Forces of intolerance promote similar agendas in different parts of Asia. We see it in Pakistan, where Ahmadi people face horrendous state-sponsored persecution, Shi’as face a barrage of armed attacks, Hindus suffer extreme marginalization, and Christians face vigilante violence often justified by reference to the country’s blasphemy laws.
In Myanmar, hardline Buddhist nationalists have grown in power and influence. And over recent months the state security forces have subjected its Rohingya minority to what may amount to crimes against humanity. While leader Aung San Suu Kyi does not control the country military, she has failed to condemn the violence, or speak out against intolerance. It is a tragic reminder that no religious community is immune to its own violent forces, and no leader, however distinguished, is immune to their own failures.
Indonesia has rich traditions of religious tolerance, and can draw lessons from places where they are under attack. It is home to the largest number of Muslims in the world, but also a country that officially recognizes six religions. Indonesia has a lively civil society that includes LGBTI rights groups and large pluralistic Muslim organizations. But there is also a troubling history of communal violence in parts of the country and recent developments that cannot be ignored and are tainting the country’s tolerant image.
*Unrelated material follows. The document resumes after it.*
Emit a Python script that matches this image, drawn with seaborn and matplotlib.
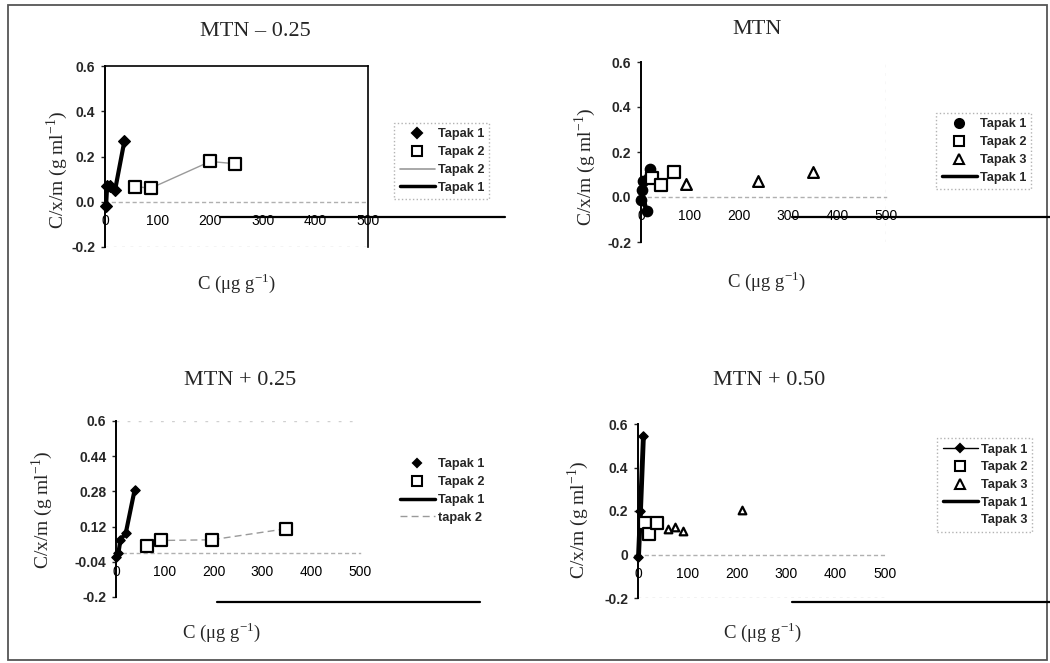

In Aceh, Muslims, Christians and Buddhists have been cruelly caned under Sharia punishments that have come progressively broader in scope. Three people were sentenced to prison terms of between three and five years for having been members of Gafatar, a now disbanded peaceful religious sect. They were convicted of “blasphemy” and “rebellion”, vague and discriminatory laws that criminalize the peaceful expression of their rights. Ahmadis continue to be subject to intimidation and discrimination, as is also seen in other countries in Asia, and yet preachers of hate who incite people to violence are tolerated.
Under President Joko “Jokowi” Widodo, the level of communal violence has fallen and the government has made robust statements promoting religious tolerance. That needs to be translated into more action. Lukman Hakim Saifuddin, the Minister of Religious Affairs, told me when I met him last week that the government is intent on carrying out further reforms to strengthen Indonesia’s pluralist traditions.
Should it choose to draw on its diversity for strength, Indonesia can become a place where people of all faiths and none are able to live peacefully together at home, and an example to other countries – demonstrating that it is possible to have a world without mutually reinforcing enmities.
As the famous Indonesian writer Pramoedya Ananta Toer once wrote, “humankind is able to create new conditions, a new reality. We are not fated to swim forever among the realities that are here now.”